Lennox feels the welling of relief, but tempered by the dim reminder of mirage, of other possible explanations for the brilliant reflection, of shattered hope. He fights down the urge to fling himself in that direction; it is a half-mile or more to where he sees the glare and he cannot run a half-mile, not now. Steadily, that is how he has to move, steadily.
But it is no more than a hundred yards before he breaks into a staggering and painful run ...
Eleven
For Jana, it had been a quiet day.
Her sketch pad was now, in late afternoon, half full with charcoal and pencil drawings of the stark landscape which lay spread out before her, and she had made several notes and observations to be incorporated into the text of Desert Adventure. The intense heat had bothered her considerably after a while, and she had had to periodically relocate the blanket and her position in order to remain in one of the shifting patches of shade; but there had been nothing else to disturb her work—no inquisitive visitors, animal or human—and in spite of her mild aversion to her surroundings, she had immersed herself in the day’s project as completely as she had immersed herself in the outline yesterday.
Sitting now in the shadow of an oddly humped outcropping of granite, she laid the sketch pad aside and drank from the bottle of mineral water. Then she sat leaning back on her hands, feeling hot and drowsy, not quite ready to make the drive back into Cuenca Seco. She allowed her thoughts to drift, and when the image of Don Harper materialized, she did not recoil from it.

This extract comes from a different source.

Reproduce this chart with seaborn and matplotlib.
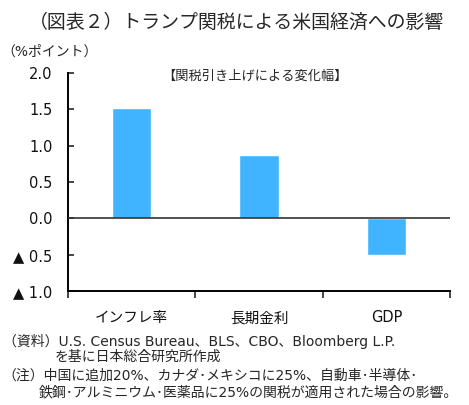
import matplotlib
matplotlib.use("Agg")
import matplotlib.pyplot as plt
import seaborn as sns
import pandas as pd
from matplotlib.ticker import FixedLocator

categories = ["インフレ率", "長期金利", "GDP"]
values = [1.52, 0.87, -0.50]
yticks = [-1.0, -0.5, 0.0, 0.5, 1.0, 1.5, 2.0]
ytick_labels = ["▲ 1.0", "▲ 0.5", "0.0", "0.5", "1.0", "1.5", "2.0"]

title = "（図表２）トランプ関税による米国経済への影響"
unit_label = "（%ポイント）"
inner_label = "【関税引き上げによる変化幅】"
notes = [
    (0.006, 0.158, "（資料）U.S. Census Bureau、BLS、CBO、Bloomberg L.P."),
    (0.117, 0.118, "を基に日本総合研究所作成"),
    (0.006, 0.072, "（注）中国に追加20%、カナダ･メキシコに25%、自動車･半導体･"),
    (0.083, 0.032, "鉄鋼･アルミニウム･医薬品に25%の関税が適用された場合の影響。"),
]

sns.set_theme(style="white")
FAM = ["DejaVu Sans", "Noto Sans CJK JP"]
plt.rcParams["font.family"] = FAM

df = pd.DataFrame({"cat": categories, "val": values})

fig = plt.figure(figsize=(4.69, 4.05), dpi=100)
ax = fig.add_axes([0.145, 0.2815, 0.8145, 0.5383])

sns.barplot(data=df, x="cat", y="val", color="#41B4FF", width=0.31,
            saturation=1, ax=ax, zorder=2)

ax.set_xlim(-0.5, 2.5)
ax.set_ylim(-1.0, 2.0)
ax.set_xlabel("")
ax.set_ylabel("")
ax.axhline(0, color="#333333", lw=1.2, zorder=3)

for s in ["top", "right"]:
    ax.spines[s].set_visible(False)
for s in ["left", "bottom"]:
    ax.spines[s].set_color("black")
    ax.spines[s].set_linewidth(1.4)

ax.set_yticks(yticks)
ax.set_yticklabels(ytick_labels, fontsize=10.5, color="#111111")
ax.tick_params(axis="y", direction="in", length=4, width=1.2, pad=11, left=True)

ax.set_xticks(range(len(categories)))
ax.set_xticklabels(categories, fontsize=10.5, color="#111111")
ax.tick_params(axis="x", which="major", length=0, pad=14)
ax.xaxis.set_minor_locator(FixedLocator([-0.5, 0.5, 1.5, 2.5]))
ax.tick_params(axis="x", which="minor", direction="out", length=5, width=1.2, bottom=True)

fig.text(0.505, 0.945, title, ha="center", va="center", fontsize=13.6, family=FAM)
fig.text(0.105, 0.873, unit_label, ha="center", va="center", fontsize=10, family=FAM)
ax.text(0.49, 0.985, inner_label, transform=ax.transAxes, ha="center", va="center",
        fontsize=9.5, family=FAM)

for x, y, t in notes:
    fig.text(x, y, t, ha="left", va="center", fontsize=10, family=FAM)

fig.savefig("out.png", dpi=100)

Detachedly, as if she were a disinterested third party clinically examining a relationship between two other people, she placed him mentally against a changing background of memories: Washington Square in the Village, gray sky, fluttering pigeons, leafless trees like skeletal fingers reaching upward, his cheeks flushed from the bitter-cold winter wind, laughing; an off-Broadway theatre with no name, a dramatic production with a forgotten title, sitting intently forward, brow creased, eyes shining, totally absorbed in the illusion being enacted under the floodlights below; the sparkling blue of Long Island Sound, streaked with silver afternoon light, cold salt spray flecking his cheeks as the bow of the sleek white sailboat glides through gentle swells, one large soft hand competent on the tiller, the other possessively on her hip, shouting merriment into the wind ...
It was good then, she thought, it was fine then, but only because I was in love then. I was in love with fun and with excitement and with handsomeness and with charm and with sophistication—but not with Don Harper, the real Don Harper, the man. I didn’t know him, then, and maybe I wouldn’t have cared if I had. But it could never have lasted, I can see that now, it could never have been for us. Don has no depth, he has a tremendous surface but it is only a thin, thin veneer laid across an empty vacuum. He loves being a hedonist, he loves being an important account executive, he loves
Lord, she wished she had been able to analyze Don and herself and the affair as objectively then as she seemed to be able to do now. The bitterness might not have been as overwhelming inside her, she might not have been so utterly demoralized, she might not have been so susceptible to—
Jana roused herself sharply. All right now, girl, that’s enough of that. You’re having a quiet day and you don’t want to spoil it by slipping back into the dark caverns of the past and there you go again with those damned literary images you silly broad. Shape up, look at that desert out there, look at that man? man out there?
Startled, Jana pulled onto her knees, onto her feet, staring intently at the child-sized figure which seemed to be staggering toward her across the rocky ground. My God! she thought, and then she did not know what to think. She felt a vague apprehension, a tiny cold cube of fright beginning to form in her stomach. Who was he? What was he doing out there? What did he want?
Her first impulse was to conceal herself in the rocks, perhaps he wouldn’t see her; then she thought of gathering up the blanket and the other things and running to the car and driving away very quickly. And then it was too late to do any of those things, even if she had been able, because he was waving his arms awkwardly, loosely above his head—he had seen her, he was coming to her.